Views expressed in opinion columns are the author’s own.

​​It is ridiculous that the United States is one of fewer than 10 countries worldwide without a national paid family leave policy. In fact, it leaves paid leave policies generally up to the people that already control most of your lives: your employer. Only 11 states have any form of paid family leave.

Maryland Gov. Larry Hogan vetoed the Time to Care Act of 2022 this year. Thankfully, the Maryland General Assembly coalesced to override this veto and launched Maryland into a more promising future, enacting the bill and entitling employees in Maryland to temporary paid leave benefits for up to 12 weeks each year. The actual benefits will go into effect in 2025, but now that Maryland has joined states such as New York, Washington and New Jersey in providing leave, it’s time the federal government follows suit.

Federal law should allow people to call out of work for at least 12 weeks per year for whatever reason they like without risking their financial security. 

For instance, in America, new fathers take an average of one week off of work, according to a Pew Research study published in 2017. Most child care centers don’t accept infants before six weeks and cost more than in-state college tuition in dozens of states. The lack of paid leave in this case reinforces gender stereotypes and the pay gap, as mothers have their wages frozen and stagnated while fathers are forced back into work. 

In addition to family leave, sick leave is necessary in a functioning society. We all remember how elected officials raved about the bravery and sacrifice of essential workers during the COVID-19 pandemic, but provided them little in the way of tangible benefits. These workers are likely not people seeking to make sacrifices and embrace martyrdom, as such praise might suggest. Rather, they’re people trying to pay rapidly increasing rent prices who may have no choice but to work.  

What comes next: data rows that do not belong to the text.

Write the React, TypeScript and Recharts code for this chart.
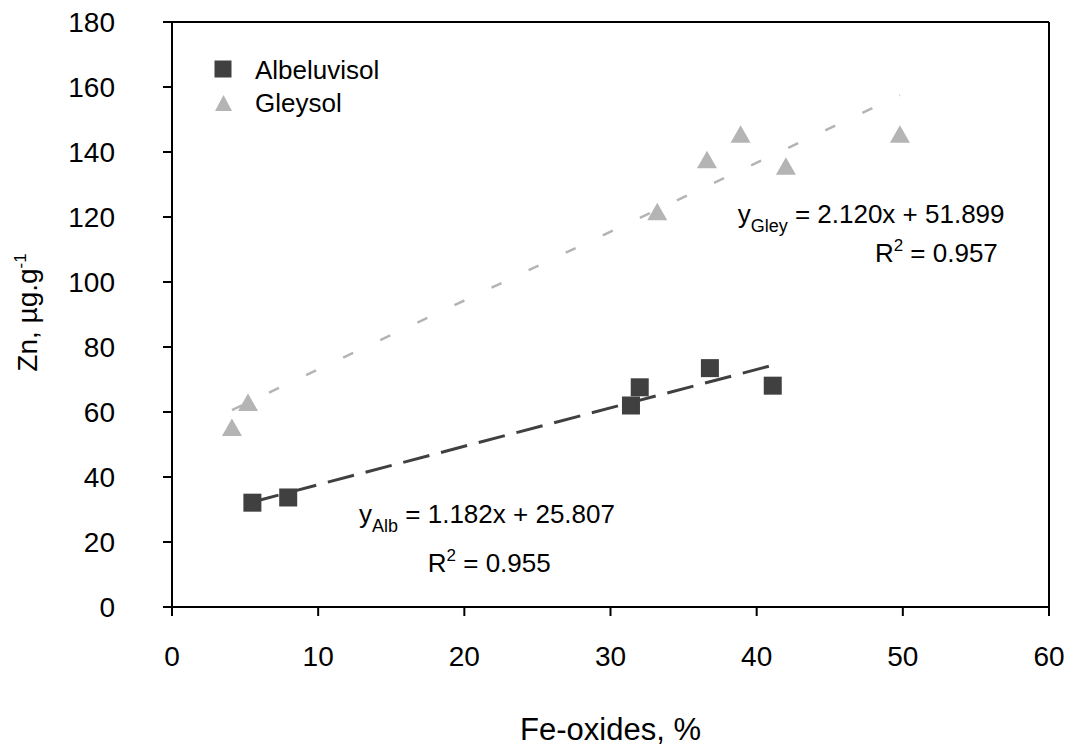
import { ScatterChart, Scatter, XAxis, YAxis, ReferenceLine, ReferenceDot, Legend } from 'recharts';

const FONT = '"Liberation Sans", Arial, sans-serif';

const xTicks = [0, 10, 20, 30, 40, 50, 60];
const yTicks = [0, 20, 40, 60, 80, 100, 120, 140, 160, 180];

// Albeluvisol samples
const albFe = [5.5, 7.95, 31.4, 32.0, 36.8, 41.1];
const albZn = [32.1, 33.7, 62.0, 67.6, 73.5, 68.1];

// Gleysol samples
const gleyFe = [4.1, 5.2, 33.2, 36.6, 38.9, 42.0, 49.8];
const gleyZn = [55.2, 62.9, 121.6, 137.6, 145.5, 135.6, 145.5];

// fitted lines as printed on the chart
const albFit = { slope: 1.182, intercept: 25.807, r2: '0.955' };
const gleyFit = { slope: 2.12, intercept: 51.899, r2: '0.957' };

const ALB_COLOR = '#404040';
const GLEY_COLOR = '#b4b4b4';

const albData = albFe.map((x, i) => ({ x, y: albZn[i] }));
const gleyData = gleyFe.map((x, i) => ({ x, y: gleyZn[i] }));

const trend = (xs: number[], fit: { slope: number; intercept: number }) => {
  const lo = Math.min(...xs);
  const hi = Math.max(...xs);
  return [
    { x: lo, y: fit.slope * lo + fit.intercept },
    { x: hi, y: fit.slope * hi + fit.intercept },
  ];
};

const albTrend = trend(albFe, albFit);
const gleyTrend = trend(gleyFe, gleyFit);

const Square = (props: any) => {
  const { cx, cy } = props;
  return <rect x={cx - 9} y={cy - 9} width={18} height={18} fill={ALB_COLOR} />;
};

const Triangle = (props: any) => {
  const { cx, cy } = props;
  return (
    <polygon
      points={`${cx},${cy - 9} ${cx + 10},${cy + 8.5} ${cx - 10},${cy + 8.5}`}
      fill={GLEY_COLOR}
    />
  );
};

const NoShape = () => <g />;

const EquationLabel = ({ viewBox, sub, rest }: any) => {
  const x = viewBox.x + viewBox.width / 2;
  const y = viewBox.y + viewBox.height / 2;
  return (
    <text x={x} y={y} fontFamily={FONT} fontSize={26} fill="#000">
      y
      <tspan dy={9} fontSize={18}>
        {sub}
      </tspan>
      <tspan dy={-9} fontSize={26}>
        {rest}
      </tspan>
    </text>
  );
};

const R2Label = ({ viewBox, value, anchor }: any) => {
  const x = viewBox.x + viewBox.width / 2;
  const y = viewBox.y + viewBox.height / 2;
  return (
    <text x={x} y={y} fontFamily={FONT} fontSize={26} fill="#000" textAnchor={anchor}>
      R
      <tspan dy={-11} fontSize={17}>
        2
      </tspan>
      <tspan dy={11} fontSize={26}>
        {' = ' + value}
      </tspan>
    </text>
  );
};

const LegendBox = () => (
  <div style={{ fontFamily: FONT, fontSize: 26, color: '#000' }}>
    <div style={{ display: 'flex', alignItems: 'center', height: 34 }}>
      <svg width={19} height={19} style={{ marginRight: 22 }}>
        <rect x={0.5} y={0.5} width={17} height={17} fill={ALB_COLOR} />
      </svg>
      <span style={{ lineHeight: '34px', position: 'relative', top: 1 }}>Albeluvisol</span>
    </div>
    <div style={{ display: 'flex', alignItems: 'center', height: 34 }}>
      <svg width={19} height={19} style={{ marginRight: 22 }}>
        <polygon points="9.5,1 18,17 1,17" fill={GLEY_COLOR} />
      </svg>
      <span style={{ lineHeight: '34px' }}>Gleysol</span>
    </div>
  </div>
);

const App = () => {
  return (
    <div style={{ position: 'absolute', left: 0, top: 0, background: '#fff' }}>
      <ScatterChart
        width={1071}
        height={748}
        margin={{ top: 22, right: 22, bottom: 0, left: 0 }}
      >
        <XAxis
          type="number"
          dataKey="x"
          domain={[0, 60]}
          ticks={xTicks}
          interval={0}
          tickSize={9}
          tickMargin={30}
          height={141}
          axisLine={{ stroke: '#000', strokeWidth: 2 }}
          tickLine={{ stroke: '#000', strokeWidth: 2 }}
          tick={{ fill: '#000', fontSize: 28, fontFamily: FONT }}
          label={{
            content: ({ viewBox }: any) => (
              <text
                x={viewBox.x + viewBox.width / 2}
                y={viewBox.y + 133}
                textAnchor="middle"
                fontFamily={FONT}
                fontSize={31}
                fill="#000"
              >
                Fe-oxides, %
              </text>
            ),
          }}
        />
        <YAxis
          type="number"
          dataKey="y"
          domain={[0, 180]}
          ticks={yTicks}
          interval={0}
          tickSize={9}
          tickMargin={48}
          width={172}
          axisLine={{ stroke: '#000', strokeWidth: 2 }}
          tickLine={{ stroke: '#000', strokeWidth: 2 }}
          tick={{ fill: '#000', fontSize: 28, fontFamily: FONT }}
          label={{
            content: ({ viewBox }: any) => {
              const cx = 37;
              const cy = viewBox.y + viewBox.height / 2 - 2;
              return (
                <text
                  x={cx}
                  y={cy}
                  transform={`rotate(-90 ${cx} ${cy})`}
                  textAnchor="middle"
                  fontFamily={FONT}
                  fontSize={28}
                  fill="#000"
                >
                  Zn, µg.g
                  <tspan dy={-11} fontSize={17}>
                    -1
                  </tspan>
                </text>
              );
            },
          }}
        />
        <ReferenceLine y={180} stroke="#000" strokeWidth={2} />
        <ReferenceLine x={60} stroke="#000" strokeWidth={2} />

        <Scatter
          name="Albeluvisol"
          data={albData}
          shape={Square}
          isAnimationActive={false}
        />
        <Scatter
          name="Gleysol"
          data={gleyData}
          shape={Triangle}
          isAnimationActive={false}
        />
        <Scatter
          data={albTrend}
          shape={NoShape}
          line={{ stroke: ALB_COLOR, strokeWidth: 3, strokeDasharray: '27 12' }}
          legendType="none"
          isAnimationActive={false}
        />
        <Scatter
          data={gleyTrend}
          shape={NoShape}
          line={{ stroke: GLEY_COLOR, strokeWidth: 2.5, strokeDasharray: '11 30' }}
          legendType="none"
          isAnimationActive={false}
        />

        <ReferenceDot
          x={38.7}
          y={118.2}
          r={1}
          fill="none"
          stroke="none"
          label={{
            content: (p: any) => (
              <EquationLabel viewBox={p.viewBox} sub="Gley" rest=" = 2.120x + 51.899" />
            ),
          }}
        />
        <ReferenceDot
          x={56.5}
          y={106.2}
          r={1}
          fill="none"
          stroke="none"
          label={{
            content: (p: any) => <R2Label viewBox={p.viewBox} value={gleyFit.r2} anchor="end" />,
          }}
        />
        <ReferenceDot
          x={12.8}
          y={25.9}
          r={1}
          fill="none"
          stroke="none"
          label={{
            content: (p: any) => (
              <EquationLabel viewBox={p.viewBox} sub="Alb" rest=" = 1.182x + 25.807" />
            ),
          }}
        />
        <ReferenceDot
          x={17.5}
          y={10.8}
          r={1}
          fill="none"
          stroke="none"
          label={{
            content: (p: any) => <R2Label viewBox={p.viewBox} value={albFit.r2} anchor="start" />,
          }}
        />

        <Legend
          layout="horizontal"
          verticalAlign="middle"
          align="center"
          wrapperStyle={{ top: 52, left: 214, width: 'auto' }}
          content={() => <LegendBox />}
        />
      </ScatterChart>
    </div>
  );
};

export default App;
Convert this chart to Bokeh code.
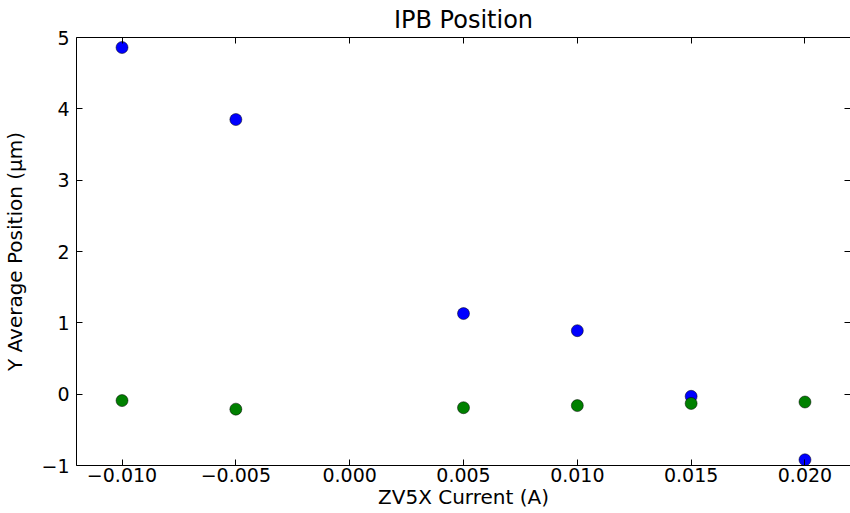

A Safeway employee of 38 years who testified to the Maryland General Assembly said he had only called out of work about four times during his entire tenure there. 

That is not a sign of a healthy society.

Across the country, more than a 100 million people contracted COVID-19 by the end of 2020, and millions of others have been diagnosed with cancer in recent years. It is destructive to both public health and public morale to basically require people to work through medical adversity.

When it takes months to recover from a heart attack or receive cancer treatment, why have we allowed employers to ask employees to work through these circumstances? When 45 percent of workers who do not take leave say they don’t out of fear of unemployment, the federal government needs to step in and financially support them. 

Although it may seem intuitive to believe more paid leave means less work gets done, the opposite is true. In studies of California’s paid leave program, 99 percent of businesses surveyed identified positive or neutral effects on employee morale. This effect on morale came at little, if any cost, as about 90 percent of businesses reported either a positive or neutral effect on productivity and more than 95 percent of businesses reported either saving money or maintaining neutral costs. 

Studies have also found similar productivity and mental health benefits with mandatory paid vacations. Increases in mandatory and paid vacation time have increased creativity, happiness and productivity across the board. 

Unsurprisingly, people with breaks are happier and have more of a chance to live their lives. A soul-crushing nine-to-five becomes a little less soul crushing when there is a light at the end of the tunnel. But a job does not need to be soul-crushing to warrant a break. Burnout is real, and a lack of paid vacation time effectively promotes the exploitative, coercive and unethical labor practice of working through pain.

Furthermore, paid leave has benefits that often go overlooked. There are a plethora of personal reasons to need to take off of work, and it’s ridiculous to try and scrutinize them all. People who need help deserve it free from judgment or economic barriers.

We may not be able to invent more hours in the day, but a sound national paid leave policy can be an effective replacement. We do not live to work, nor should we be required to relentlessly work to live. Breaks are necessary and good. Virtually every country around the world has recognized this truth, and it’s time for America to get its head out of the sand. For the sake and sanity of every cancer patient, new parent and exasperated employee, the federal government needs to institute paid leave.